In a deeper sense, this is about choosing the "natural coordinates" of a statistical problem. Just as arc-length provides a natural, intrinsic description of a curve's geometry, some parameterizations are more natural for statistical inference. The goal is to find parameters that are as "orthogonal" or independent as possible. This is not just for computational convenience; it relates to the very nature of information. The Fisher Information, a measure of how much information our data provides about a parameter, itself transforms when we change coordinates. By rotating our parameter space to align with the principal axes of the information matrix, we can find the combinations of parameters that the experiment "sees" most clearly, effectively diagonalizing the problem and making our uncertainty about each parameter as independent as possible.

The Engine of Discovery: Reparameterization in Modern Computation

The art of reparameterization is not just a tool for fixing problems; it is a tool for invention. It has enabled entirely new computational methods for scientific discovery.

Consider the challenge of finding a reaction pathway for a chemical reaction—the minimum energy path a molecule takes to get from reactants to products on a vastly complex, high-dimensional potential energy surface. Methods like the string method imagine this path as a literal string of points, or "images," in the high-dimensional space. The algorithm is a beautiful two-step dance. In the first step, each image on the string is moved according to the physical forces, but only the force component perpendicular to the path. This relaxes the string towards the bottom of an energy valley. In the second step, the algorithm ignores the physics and does a purely geometric operation: it re-spaces the images along the current string so they are all at an equal arc-length distance from one another. This reparameterization step is crucial. It prevents all the images from sliding down and bunching up at the end, ensuring the whole path, including the high-energy transition state, remains well-represented. It is a perfect dialogue between physics and geometry, enabled by reparameterization.

Perhaps the most startlingly clever application of this idea lies at the heart of modern artificial intelligence. Many advanced machine learning models, like Variational Autoencoders (VAEs), are "generative" models. They learn a distribution from data and can then generate new, similar data. To do this, they need to incorporate a step of random sampling.

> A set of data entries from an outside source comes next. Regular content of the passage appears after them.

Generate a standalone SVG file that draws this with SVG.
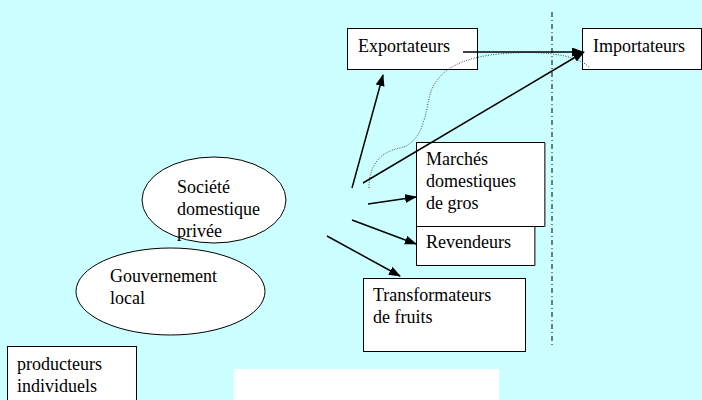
<svg xmlns="http://www.w3.org/2000/svg" width="702" height="400" viewBox="0 0 702 400">
<style>
.t{font-family:"Liberation Serif","Times New Roman",serif;font-size:18px;fill:#000}
.box{fill:#fff;stroke:#000;stroke-width:1}
.sh{fill:none;stroke:#777;stroke-width:1.5}
.ell{fill:#fff;stroke:#000;stroke-width:1}
.c{stroke:#000;stroke-width:1.5;fill:none}
</style>
<defs>
<marker id="ah" markerUnits="userSpaceOnUse" markerWidth="12" markerHeight="10" refX="11" refY="4.5" orient="auto">
<path d="M0,0 L12,4.5 L0,9 Z" fill="#000"/>
</marker>
</defs>
<rect width="702" height="400" fill="#ccffff"/>
<rect x="234" y="369" width="265" height="40" fill="#fff"/>
<line x1="552" y1="12" x2="552" y2="348" stroke="#000" stroke-width="1" stroke-dasharray="5,3,1,3"/>
<g id="exportateurs"><rect class="box" x="347.5" y="28.5" width="130" height="41"/><text class="t" x="358" y="52">Exportateurs</text></g>
<g id="importateurs"><rect class="box" x="582.5" y="28.5" width="119" height="41"/><text class="t" x="593" y="52">Importateurs</text></g>
<g id="marches"><rect class="box" x="416.5" y="142.5" width="128" height="84"/><line class="sh" x1="545" y1="143" x2="545" y2="227"/><text class="t" x="426" y="165">Marchés</text><text class="t" x="426" y="187">domestiques</text><text class="t" x="426" y="209">de gros</text></g>
<g id="revendeurs"><rect class="box" x="416.5" y="226.5" width="118" height="39"/><line class="sh" x1="535" y1="227" x2="535" y2="266"/><text class="t" x="426" y="248">Revendeurs</text></g>
<g id="transformateurs"><rect class="box" x="363.5" y="278.5" width="162" height="73"/><text class="t" x="373" y="301">Transformateurs</text><text class="t" x="373" y="323">de fruits</text></g>
<g id="societe"><ellipse class="ell" cx="214" cy="200" rx="72" ry="43"/><text class="t" x="177" y="193">Société</text><text class="t" x="177" y="215">domestique</text><text class="t" x="177" y="237">privée</text></g>
<g id="gouvernement"><ellipse class="ell" cx="170.5" cy="291.5" rx="94.5" ry="43.5"/><text class="t" x="110" y="282">Gouvernement</text><text class="t" x="110" y="304">local</text></g>
<g id="producteurs"><rect class="box" x="7.5" y="346.5" width="129" height="70"/><text class="t" x="17" y="370">producteurs</text><text class="t" x="17" y="392">individuels</text></g>
<g id="connectors">
<path d="M369,188 C369,165 380,152 400,148 C418,144 424,125 428,103 C432,80 445,62 490,55 C530,50 575,52 590,68" fill="none" stroke="#446" stroke-width="1" stroke-dasharray="1,1.5"/>
<line class="c" x1="463" y1="52" x2="583" y2="52" marker-end="url(#ah)"/>
<line class="c" x1="352" y1="188" x2="383" y2="75" marker-end="url(#ah)"/>
<line class="c" x1="363" y1="183" x2="584" y2="52" marker-end="url(#ah)"/>
<line class="c" x1="368" y1="204" x2="416" y2="197" marker-end="url(#ah)"/>
<line class="c" x1="352" y1="220" x2="416" y2="244" marker-end="url(#ah)"/>
<line class="c" x1="327" y1="236" x2="400" y2="276" marker-end="url(#ah)"/>
</g>
</svg>
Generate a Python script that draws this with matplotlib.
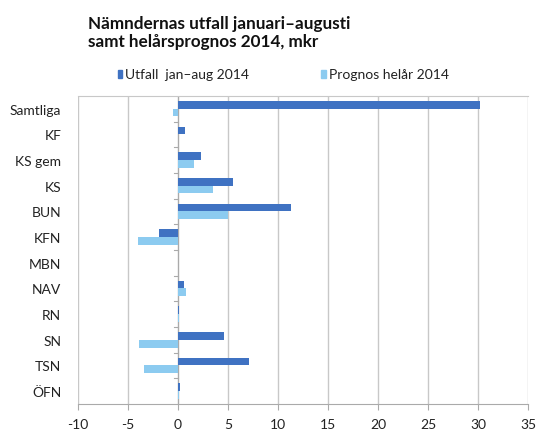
import matplotlib
matplotlib.use("Agg")
import matplotlib.pyplot as plt
import numpy as np

plt.rcParams['font.family'] = ['Lato', 'DejaVu Sans']

categories = ["Samtliga", "KF", "KS gem", "KS", "BUN", "KFN", "MBN", "NAV", "RN", "SN", "TSN", "ÖFN"]
utfall = [30.2, 0.7, 2.3, 5.5, 11.3, -1.9, 0.0, 0.6, 0.1, 4.6, 7.1, 0.2]
prognos = [-0.5, 0.0, 1.6, 3.5, 5.0, -4.0, 0.0, 0.8, 0.05, -3.9, -3.4, 0.1]
xticks = [-10, -5, 0, 5, 10, 15, 20, 25, 30, 35]

dark = "#3f72c2"
light = "#8ccbf0"

fig = plt.figure(figsize=(5.39, 4.31), dpi=100)
ax = fig.add_axes([0.1447, 0.0603, 0.835, 0.715])

y = np.arange(len(categories))
h = 0.3
ax.barh(y - h / 2, utfall, height=h, color=dark, zorder=3)
ax.barh(y + h / 2, prognos, height=h, color=light, zorder=3)

ax.set_xlim(-10, 35)
ax.set_ylim(len(categories) - 0.5, -0.5)
ax.set_xticks(xticks)
ax.set_xticklabels([str(t) for t in xticks], fontsize=10, color="#222222")
ax.set_yticks(y)
ax.set_yticklabels(categories, fontsize=10, color="#222222")
ax.tick_params(axis='y', length=0, pad=12)
ax.tick_params(axis='x', length=4, color="#aaaaaa", pad=6, direction='out')
ax.grid(axis='x', color="#c8c8c8", linewidth=1, zorder=0)

for s in ['left', 'right', 'top']:
    ax.spines[s].set_visible(False)
ax.spines['top'].set_visible(True)
ax.spines['top'].set_color("#c8c8c8")
ax.spines['bottom'].set_color("#aaaaaa")

# y-axis line at zero with category boundary ticks
ax.axvline(0, color="#aaaaaa", linewidth=0.8, zorder=2)
for b in np.arange(0.5, len(categories) - 0.5, 1):
    ax.plot([-0.4, 0], [b, b], color="#aaaaaa", linewidth=0.8, zorder=2)

fig.text(0.163, 0.962, "Nämndernas utfall januari–augusti\nsamt helårsprognos 2014, mkr",
         fontsize=12.3, fontweight='bold', ha='left', va='top', color="#111111", linespacing=1.1)

# legend
fig.patches.append(plt.Rectangle((0.218, 0.817), 0.008, 0.018, color=dark, transform=fig.transFigure, figure=fig))
fig.text(0.232, 0.826, "Utfall  jan–aug 2014", fontsize=10, va='center', ha='left', color="#222222")
fig.patches.append(plt.Rectangle((0.596, 0.817), 0.008, 0.018, color=light, transform=fig.transFigure, figure=fig))
fig.text(0.610, 0.826, "Prognos helår 2014", fontsize=10, va='center', ha='left', color="#222222")

fig.savefig("out.png", dpi=100)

But here lies a conundrum: how do you use calculus-based optimization methods like gradient descent (the engine of deep learning) when your model contains a fundamentally random, non-differentiable step?

The answer is the magnificent reparameterization trick. Suppose you need to sample a number $z$ from a Gaussian (normal) distribution with a certain mean $\mu$ and standard deviation $\sigma$ that are outputs of your neural network. Sampling from this distribution is a stochastic operation. You can't take its derivative with respect to $\mu$ and $\sigma$ . The trick is to reframe the process. Instead of sampling $z$ directly, you first sample a "pure" random number $\epsilon$ from a fixed, simple distribution (a Gaussian with mean 0 and standard deviation 1), which does not depend on any parameters. Then, you construct your desired random variable as a deterministic function of this pure randomness: $z = \mu + \sigma \cdot \epsilon$ . Suddenly, the stochasticity is isolated in the parameter-free variable $\epsilon$ , and $z$ is now a simple, differentiable function of $\mu$ and $\sigma$ . The path is cleared for the gradients to flow, and for the machine to learn. This single, elegant change of variables was a key breakthrough that enabled the training of a vast and powerful class of deep generative models.

From tracing a simple curve in a plane to training an AI to generate images, the principle of parameter transformation is a golden thread. It shows us that often, the most difficult problems are not difficult because of their inherent complexity, but because we are describing them in the wrong language. Finding the right coordinates, the right description, the right perspective—this is not just a mathematical trick. It is the very essence of scientific insight.